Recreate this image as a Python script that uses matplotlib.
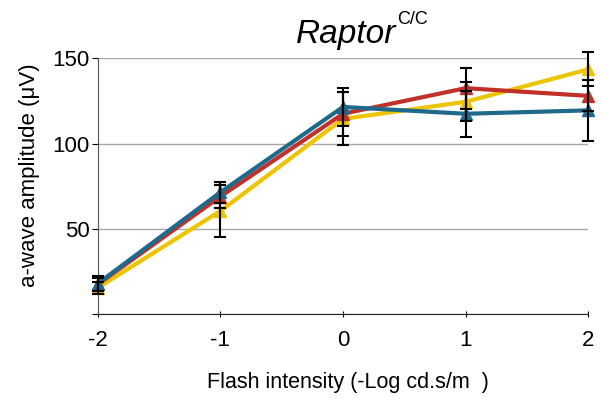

══════

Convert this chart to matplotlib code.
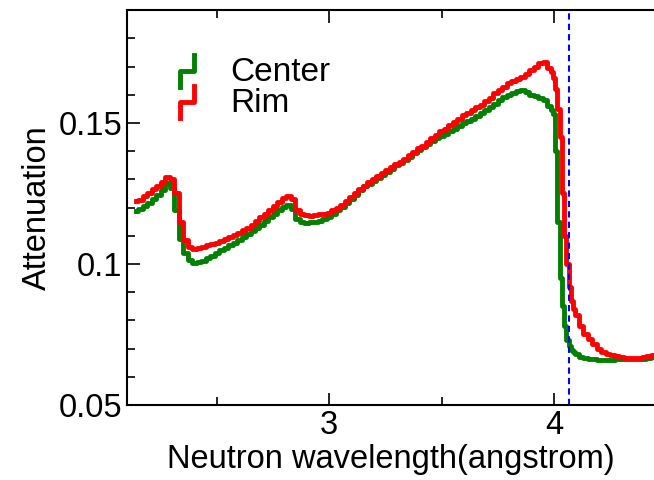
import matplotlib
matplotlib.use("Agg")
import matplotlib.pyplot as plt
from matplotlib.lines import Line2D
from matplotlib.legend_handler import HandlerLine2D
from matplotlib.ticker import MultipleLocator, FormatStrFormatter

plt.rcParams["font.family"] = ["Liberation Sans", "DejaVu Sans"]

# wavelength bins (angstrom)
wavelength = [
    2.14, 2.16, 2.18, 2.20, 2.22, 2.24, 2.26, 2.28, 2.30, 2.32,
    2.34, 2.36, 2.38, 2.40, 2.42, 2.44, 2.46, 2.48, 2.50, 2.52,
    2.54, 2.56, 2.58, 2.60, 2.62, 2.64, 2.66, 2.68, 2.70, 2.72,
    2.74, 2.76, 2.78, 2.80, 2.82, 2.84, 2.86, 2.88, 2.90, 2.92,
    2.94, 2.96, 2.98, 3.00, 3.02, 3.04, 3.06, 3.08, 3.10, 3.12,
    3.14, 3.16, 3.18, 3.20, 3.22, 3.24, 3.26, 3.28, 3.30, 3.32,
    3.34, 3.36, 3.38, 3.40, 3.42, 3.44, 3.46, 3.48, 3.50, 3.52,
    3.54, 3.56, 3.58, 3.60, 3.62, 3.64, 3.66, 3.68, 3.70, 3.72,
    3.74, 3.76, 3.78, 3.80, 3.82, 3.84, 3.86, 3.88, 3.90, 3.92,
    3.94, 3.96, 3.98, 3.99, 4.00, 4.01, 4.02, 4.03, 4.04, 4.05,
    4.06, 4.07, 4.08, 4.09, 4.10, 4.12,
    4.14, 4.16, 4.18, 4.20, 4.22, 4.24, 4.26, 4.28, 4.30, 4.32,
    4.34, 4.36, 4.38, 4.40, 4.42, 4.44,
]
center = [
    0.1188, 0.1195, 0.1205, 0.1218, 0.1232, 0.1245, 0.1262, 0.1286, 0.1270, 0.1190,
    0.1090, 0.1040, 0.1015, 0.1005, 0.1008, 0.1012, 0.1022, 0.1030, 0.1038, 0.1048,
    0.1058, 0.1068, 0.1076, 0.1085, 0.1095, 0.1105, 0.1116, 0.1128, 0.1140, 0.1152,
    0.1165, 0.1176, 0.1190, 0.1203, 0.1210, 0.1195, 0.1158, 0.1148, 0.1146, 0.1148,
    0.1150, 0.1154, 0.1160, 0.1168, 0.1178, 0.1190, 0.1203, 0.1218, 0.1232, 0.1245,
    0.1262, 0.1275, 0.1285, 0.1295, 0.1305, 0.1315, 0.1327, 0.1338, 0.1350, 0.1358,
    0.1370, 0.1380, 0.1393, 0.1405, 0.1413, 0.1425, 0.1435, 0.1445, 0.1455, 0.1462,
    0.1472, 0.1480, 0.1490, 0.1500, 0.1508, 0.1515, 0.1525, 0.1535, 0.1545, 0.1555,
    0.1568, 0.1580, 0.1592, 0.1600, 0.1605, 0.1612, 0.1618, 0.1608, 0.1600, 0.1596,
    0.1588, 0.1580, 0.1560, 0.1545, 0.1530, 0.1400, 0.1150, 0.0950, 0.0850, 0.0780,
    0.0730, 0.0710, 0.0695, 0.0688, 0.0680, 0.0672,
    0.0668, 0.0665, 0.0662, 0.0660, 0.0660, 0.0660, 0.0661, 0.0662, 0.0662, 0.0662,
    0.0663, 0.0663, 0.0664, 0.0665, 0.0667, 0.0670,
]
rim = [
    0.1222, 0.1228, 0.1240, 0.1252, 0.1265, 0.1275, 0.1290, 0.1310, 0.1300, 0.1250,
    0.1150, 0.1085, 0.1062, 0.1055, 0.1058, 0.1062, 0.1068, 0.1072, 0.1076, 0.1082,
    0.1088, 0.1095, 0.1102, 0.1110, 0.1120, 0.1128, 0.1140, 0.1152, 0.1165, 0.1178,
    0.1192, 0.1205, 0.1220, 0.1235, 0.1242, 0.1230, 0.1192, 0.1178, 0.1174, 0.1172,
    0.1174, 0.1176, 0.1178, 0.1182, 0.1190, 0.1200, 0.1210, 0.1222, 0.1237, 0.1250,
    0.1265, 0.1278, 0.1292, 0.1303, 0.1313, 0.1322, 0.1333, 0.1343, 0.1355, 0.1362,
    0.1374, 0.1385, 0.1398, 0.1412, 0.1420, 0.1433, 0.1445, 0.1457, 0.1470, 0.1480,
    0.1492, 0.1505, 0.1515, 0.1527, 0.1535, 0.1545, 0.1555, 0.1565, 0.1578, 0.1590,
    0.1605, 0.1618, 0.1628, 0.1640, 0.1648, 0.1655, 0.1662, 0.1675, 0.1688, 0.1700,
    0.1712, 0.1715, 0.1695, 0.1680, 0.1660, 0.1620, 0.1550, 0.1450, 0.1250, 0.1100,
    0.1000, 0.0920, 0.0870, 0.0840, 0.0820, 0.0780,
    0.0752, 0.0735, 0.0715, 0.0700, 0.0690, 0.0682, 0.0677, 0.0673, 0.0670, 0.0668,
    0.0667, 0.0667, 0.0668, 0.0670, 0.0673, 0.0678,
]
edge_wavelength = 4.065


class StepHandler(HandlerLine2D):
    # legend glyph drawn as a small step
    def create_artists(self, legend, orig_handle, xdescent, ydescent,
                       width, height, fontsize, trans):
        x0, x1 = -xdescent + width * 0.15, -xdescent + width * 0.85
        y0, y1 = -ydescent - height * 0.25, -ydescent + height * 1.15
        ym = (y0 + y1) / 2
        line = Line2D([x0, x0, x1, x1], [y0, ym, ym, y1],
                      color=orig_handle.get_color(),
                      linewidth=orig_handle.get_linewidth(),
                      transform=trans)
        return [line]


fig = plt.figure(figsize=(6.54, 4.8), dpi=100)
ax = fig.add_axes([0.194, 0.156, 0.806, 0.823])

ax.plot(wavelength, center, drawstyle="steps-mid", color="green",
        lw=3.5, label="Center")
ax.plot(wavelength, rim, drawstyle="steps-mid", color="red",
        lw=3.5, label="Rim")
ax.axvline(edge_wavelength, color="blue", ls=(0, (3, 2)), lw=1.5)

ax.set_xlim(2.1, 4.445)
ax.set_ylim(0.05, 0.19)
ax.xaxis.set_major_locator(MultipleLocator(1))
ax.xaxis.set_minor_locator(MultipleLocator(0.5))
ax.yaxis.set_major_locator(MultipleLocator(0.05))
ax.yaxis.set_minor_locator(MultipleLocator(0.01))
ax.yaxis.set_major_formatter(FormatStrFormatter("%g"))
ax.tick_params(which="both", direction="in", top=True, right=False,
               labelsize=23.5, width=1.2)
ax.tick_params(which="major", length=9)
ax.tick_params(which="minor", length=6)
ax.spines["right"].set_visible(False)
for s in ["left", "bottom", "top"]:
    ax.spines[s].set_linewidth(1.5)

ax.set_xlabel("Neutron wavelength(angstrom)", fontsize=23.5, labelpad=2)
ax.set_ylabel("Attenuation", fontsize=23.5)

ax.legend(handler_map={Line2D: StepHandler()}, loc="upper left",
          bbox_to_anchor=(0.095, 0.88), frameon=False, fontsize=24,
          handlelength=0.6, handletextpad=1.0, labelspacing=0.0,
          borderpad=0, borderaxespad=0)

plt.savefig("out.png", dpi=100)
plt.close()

══════

*Task directions*:
Beginning with the line above that contains "Convert this chart to matplotlib code." and finishing with the line that contains "from matplotlib.ticker import", print those lines exactly and only. Skip all pictures.

*Answer to the exercise*:
Convert this chart to matplotlib code.
import matplotlib
matplotlib.use("Agg")
import matplotlib.pyplot as plt
from matplotlib.lines import Line2D
from matplotlib.legend_handler import HandlerLine2D
from matplotlib.ticker import MultipleLocator, FormatStrFormatter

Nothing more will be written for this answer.